Exercise objective >> Stop at the line containing "from bokeh.resources import INLINE": repeat exactly every line of the entries below from the first up to it, plus that line, with pictures omitted.
— START —
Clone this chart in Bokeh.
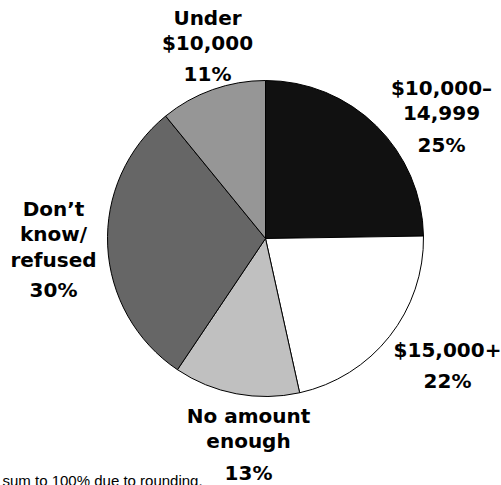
import math
from bokeh.plotting import figure
from bokeh.models import ColumnDataSource, Range1d
from bokeh.core.properties import value
from bokeh.embed import file_html
from bokeh.resources import INLINE

# ---- data (clockwise from 12 o'clock) ----
categories = ["$10,000–14,999", "$15,000+", "No amount enough", "Don’t know/refused", "Under $10,000"]
label_lines = [["$10,000–", "14,999"], ["$15,000+"], ["No amount", "enough"],
               ["Don’t", "know/", "refused"], ["Under", "$10,000"]]
shares = [25, 22, 13, 30, 11]
colors = ["#111111", "#ffffff", "#c0c0c0", "#666666", "#969696"]
footnote = "sum to 100% due to rounding."

# ---- layout (picture pixel coordinates) ----
W, H = 501, 485
TEXT_SHIFT = 8
def wy(y):
    return H - y

cx, cy, r = 265, wy(238), 158
label_x = [441, 447, 248, 53, 207]
name_baselines = [[95, 120.5], [357], [423, 448], [216, 241.5, 267], [25, 50.5]]
pct_baseline = [152.5, 388, 480, 297, 81]

total = float(sum(shares))
starts, ends = [], []
acc = 0.0
for s in shares:
    a0 = math.pi / 2 - 2 * math.pi * acc / total
    acc += s
    a1 = math.pi / 2 - 2 * math.pi * acc / total
    starts.append(a0)
    ends.append(a1)

src = ColumnDataSource(dict(cat=categories, share=shares, start=starts, end=ends, color=colors))

p = figure(width=W, height=H, output_backend="svg", toolbar_location=None,
           x_range=Range1d(0, W), y_range=Range1d(0, H), min_border=0)
p.axis.visible = False
p.grid.visible = False
p.outline_line_color = None
p.background_fill_color = "white"
p.border_fill_color = "white"

p.wedge(x=cx, y=cy, radius=r, start_angle="start", end_angle="end", direction="clock",
        fill_color="color", line_color="black", line_width=1, source=src)

tx, ty, tt = [], [], []
for i, lines in enumerate(label_lines):
    for ln, b in zip(lines, name_baselines[i]):
        tx.append(label_x[i]); ty.append(wy(b - TEXT_SHIFT)); tt.append(ln)
    tx.append(label_x[i]); ty.append(wy(pct_baseline[i] - TEXT_SHIFT)); tt.append(f"{shares[i]}%")

p.text(x=tx, y=ty, text=tt, text_font=value("DejaVu Sans"), text_font_style="bold",
       text_font_size="20px", text_align="center", text_baseline="alphabetic", text_color="black")

p.text(x=[2], y=[wy(488 - TEXT_SHIFT)], text=[footnote], text_font=value("Liberation Sans"),
       text_font_size="15px", text_align="left", text_baseline="alphabetic", text_color="black")

open("out.html", "w").write(file_html(p, INLINE))
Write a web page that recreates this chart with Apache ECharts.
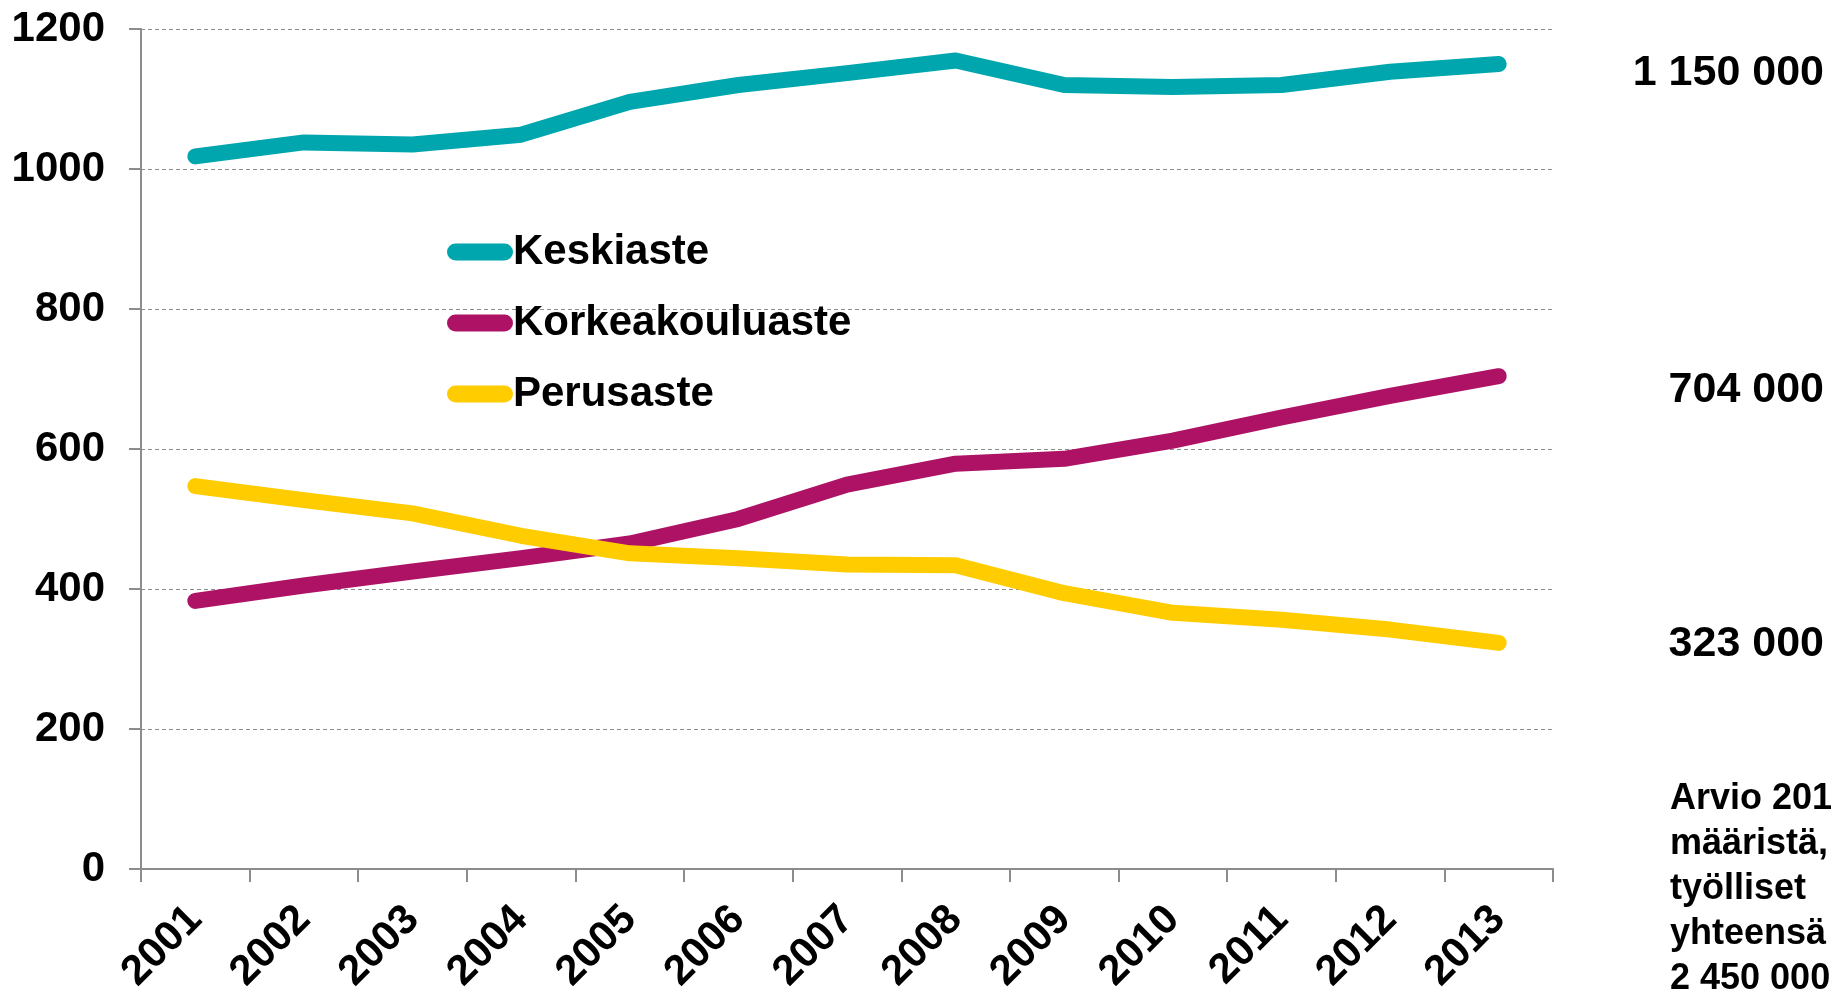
— END —
Written solution >>
Clone this chart in Bokeh.
import math
from bokeh.plotting import figure
from bokeh.models import ColumnDataSource, Range1d
from bokeh.core.properties import value
from bokeh.embed import file_html
from bokeh.resources import INLINE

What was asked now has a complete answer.